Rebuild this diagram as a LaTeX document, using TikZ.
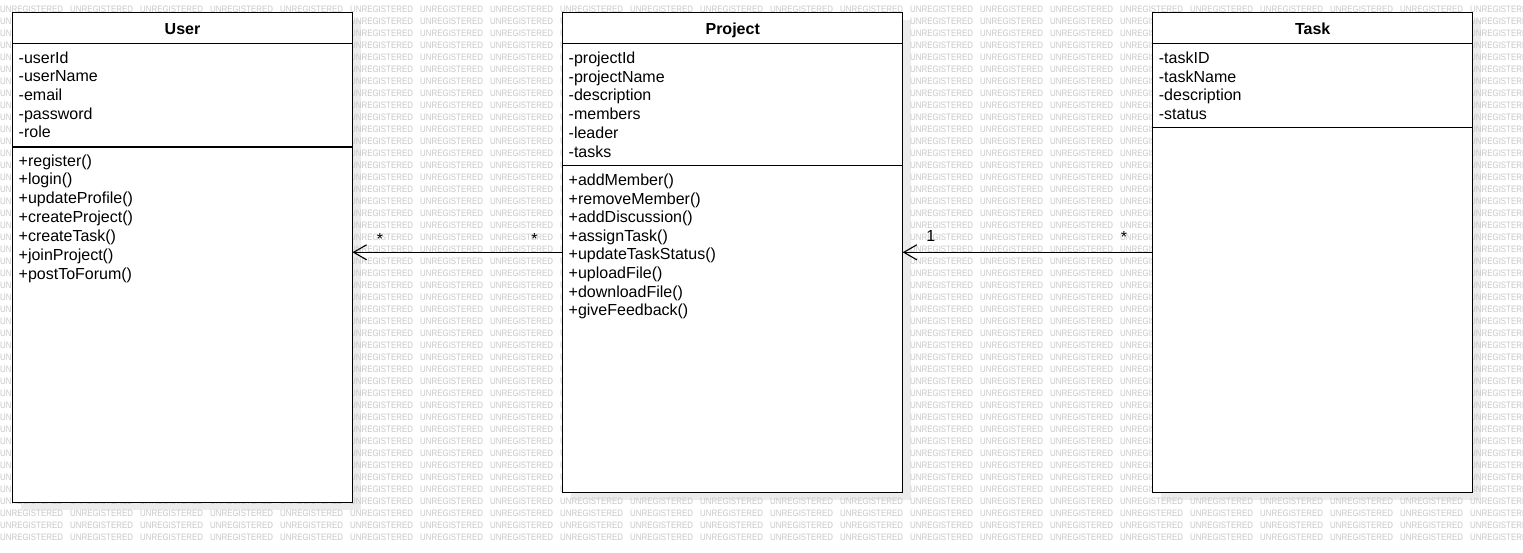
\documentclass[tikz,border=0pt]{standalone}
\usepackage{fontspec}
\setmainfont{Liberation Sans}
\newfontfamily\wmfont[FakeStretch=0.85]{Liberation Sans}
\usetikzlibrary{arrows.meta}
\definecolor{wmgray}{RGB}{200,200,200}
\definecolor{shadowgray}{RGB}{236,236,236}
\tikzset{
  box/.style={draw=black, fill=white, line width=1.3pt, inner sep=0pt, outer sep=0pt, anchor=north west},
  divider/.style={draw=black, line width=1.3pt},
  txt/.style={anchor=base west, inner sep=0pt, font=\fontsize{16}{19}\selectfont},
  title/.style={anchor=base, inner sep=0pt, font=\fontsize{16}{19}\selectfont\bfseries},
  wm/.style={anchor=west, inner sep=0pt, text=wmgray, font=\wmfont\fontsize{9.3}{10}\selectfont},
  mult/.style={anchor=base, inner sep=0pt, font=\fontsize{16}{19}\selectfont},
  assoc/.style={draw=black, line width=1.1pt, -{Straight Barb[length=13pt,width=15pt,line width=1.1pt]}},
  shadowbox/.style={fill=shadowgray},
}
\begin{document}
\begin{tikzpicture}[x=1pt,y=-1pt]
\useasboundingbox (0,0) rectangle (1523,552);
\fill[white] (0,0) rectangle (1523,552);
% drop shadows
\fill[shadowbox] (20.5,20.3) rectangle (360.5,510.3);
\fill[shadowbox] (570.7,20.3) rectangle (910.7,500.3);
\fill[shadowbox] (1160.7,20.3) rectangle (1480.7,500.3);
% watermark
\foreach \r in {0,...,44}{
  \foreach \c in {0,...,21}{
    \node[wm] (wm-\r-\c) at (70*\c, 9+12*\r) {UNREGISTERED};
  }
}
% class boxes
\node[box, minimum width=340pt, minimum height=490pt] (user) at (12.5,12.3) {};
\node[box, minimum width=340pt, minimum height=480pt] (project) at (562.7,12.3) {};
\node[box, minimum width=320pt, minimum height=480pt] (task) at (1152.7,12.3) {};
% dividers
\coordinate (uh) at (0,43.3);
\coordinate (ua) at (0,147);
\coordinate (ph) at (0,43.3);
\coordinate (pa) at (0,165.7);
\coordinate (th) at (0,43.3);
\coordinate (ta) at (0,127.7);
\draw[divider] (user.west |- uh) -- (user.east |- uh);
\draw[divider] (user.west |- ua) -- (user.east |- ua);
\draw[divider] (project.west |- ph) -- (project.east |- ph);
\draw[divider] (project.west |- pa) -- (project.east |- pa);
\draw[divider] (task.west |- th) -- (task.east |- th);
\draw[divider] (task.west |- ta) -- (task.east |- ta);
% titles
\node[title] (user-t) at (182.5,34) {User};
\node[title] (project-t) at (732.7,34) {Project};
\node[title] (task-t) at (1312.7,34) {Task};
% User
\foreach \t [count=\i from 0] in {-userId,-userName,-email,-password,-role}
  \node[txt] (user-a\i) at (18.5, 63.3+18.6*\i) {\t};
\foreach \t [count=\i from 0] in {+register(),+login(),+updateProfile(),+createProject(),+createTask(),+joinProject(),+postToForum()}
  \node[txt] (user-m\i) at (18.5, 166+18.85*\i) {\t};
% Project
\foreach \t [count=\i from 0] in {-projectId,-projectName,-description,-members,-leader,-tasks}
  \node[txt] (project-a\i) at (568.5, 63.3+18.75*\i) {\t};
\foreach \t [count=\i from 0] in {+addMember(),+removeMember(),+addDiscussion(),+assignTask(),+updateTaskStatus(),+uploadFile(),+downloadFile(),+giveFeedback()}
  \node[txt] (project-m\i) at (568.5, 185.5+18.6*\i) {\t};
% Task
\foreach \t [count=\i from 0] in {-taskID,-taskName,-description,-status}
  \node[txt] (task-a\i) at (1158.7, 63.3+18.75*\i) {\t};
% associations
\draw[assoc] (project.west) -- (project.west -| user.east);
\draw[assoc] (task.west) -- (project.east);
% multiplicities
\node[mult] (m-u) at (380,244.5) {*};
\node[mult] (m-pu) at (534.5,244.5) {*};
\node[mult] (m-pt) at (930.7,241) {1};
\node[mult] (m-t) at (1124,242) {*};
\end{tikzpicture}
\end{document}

++++++++++

OBJECTIVE :: Please set down each line of the data above exactly as written, without the pictures.

FINISHED ANSWER ::
Rebuild this diagram as a LaTeX document, using TikZ.
\documentclass[tikz,border=0pt]{standalone}
\usepackage{fontspec}
\setmainfont{Liberation Sans}
\newfontfamily\wmfont[FakeStretch=0.85]{Liberation Sans}
\usetikzlibrary{arrows.meta}
\definecolor{wmgray}{RGB}{200,200,200}
\definecolor{shadowgray}{RGB}{236,236,236}
\tikzset{
  box/.style={draw=black, fill=white, line width=1.3pt, inner sep=0pt, outer sep=0pt, anchor=north west},
  divider/.style={draw=black, line width=1.3pt},
  txt/.style={anchor=base west, inner sep=0pt, font=\fontsize{16}{19}\selectfont},
  title/.style={anchor=base, inner sep=0pt, font=\fontsize{16}{19}\selectfont\bfseries},
  wm/.style={anchor=west, inner sep=0pt, text=wmgray, font=\wmfont\fontsize{9.3}{10}\selectfont},
  mult/.style={anchor=base, inner sep=0pt, font=\fontsize{16}{19}\selectfont},
  assoc/.style={draw=black, line width=1.1pt, -{Straight Barb[length=13pt,width=15pt,line width=1.1pt]}},
  shadowbox/.style={fill=shadowgray},
}
\begin{document}
\begin{tikzpicture}[x=1pt,y=-1pt]
\useasboundingbox (0,0) rectangle (1523,552);
\fill[white] (0,0) rectangle (1523,552);
% drop shadows
\fill[shadowbox] (20.5,20.3) rectangle (360.5,510.3);
\fill[shadowbox] (570.7,20.3) rectangle (910.7,500.3);
\fill[shadowbox] (1160.7,20.3) rectangle (1480.7,500.3);
% watermark
\foreach \r in {0,...,44}{
  \foreach \c in {0,...,21}{
    \node[wm] (wm-\r-\c) at (70*\c, 9+12*\r) {UNREGISTERED};
  }
}
% class boxes
\node[box, minimum width=340pt, minimum height=490pt] (user) at (12.5,12.3) {};
\node[box, minimum width=340pt, minimum height=480pt] (project) at (562.7,12.3) {};
\node[box, minimum width=320pt, minimum height=480pt] (task) at (1152.7,12.3) {};
% dividers
\coordinate (uh) at (0,43.3);
\coordinate (ua) at (0,147);
\coordinate (ph) at (0,43.3);
\coordinate (pa) at (0,165.7);
\coordinate (th) at (0,43.3);
\coordinate (ta) at (0,127.7);
\draw[divider] (user.west |- uh) -- (user.east |- uh);
\draw[divider] (user.west |- ua) -- (user.east |- ua);
\draw[divider] (project.west |- ph) -- (project.east |- ph);
\draw[divider] (project.west |- pa) -- (project.east |- pa);
\draw[divider] (task.west |- th) -- (task.east |- th);
\draw[divider] (task.west |- ta) -- (task.east |- ta);
% titles
\node[title] (user-t) at (182.5,34) {User};
\node[title] (project-t) at (732.7,34) {Project};
\node[title] (task-t) at (1312.7,34) {Task};
% User
\foreach \t [count=\i from 0] in {-userId,-userName,-email,-password,-role}
  \node[txt] (user-a\i) at (18.5, 63.3+18.6*\i) {\t};
\foreach \t [count=\i from 0] in {+register(),+login(),+updateProfile(),+createProject(),+createTask(),+joinProject(),+postToForum()}
  \node[txt] (user-m\i) at (18.5, 166+18.85*\i) {\t};
% Project
\foreach \t [count=\i from 0] in {-projectId,-projectName,-description,-members,-leader,-tasks}
  \node[txt] (project-a\i) at (568.5, 63.3+18.75*\i) {\t};
\foreach \t [count=\i from 0] in {+addMember(),+removeMember(),+addDiscussion(),+assignTask(),+updateTaskStatus(),+uploadFile(),+downloadFile(),+giveFeedback()}
  \node[txt] (project-m\i) at (568.5, 185.5+18.6*\i) {\t};
% Task
\foreach \t [count=\i from 0] in {-taskID,-taskName,-description,-status}
  \node[txt] (task-a\i) at (1158.7, 63.3+18.75*\i) {\t};
% associations
\draw[assoc] (project.west) -- (project.west -| user.east);
\draw[assoc] (task.west) -- (project.east);
% multiplicities
\node[mult] (m-u) at (380,244.5) {*};
\node[mult] (m-pu) at (534.5,244.5) {*};
\node[mult] (m-pt) at (930.7,241) {1};
\node[mult] (m-t) at (1124,242) {*};
\end{tikzpicture}
\end{document}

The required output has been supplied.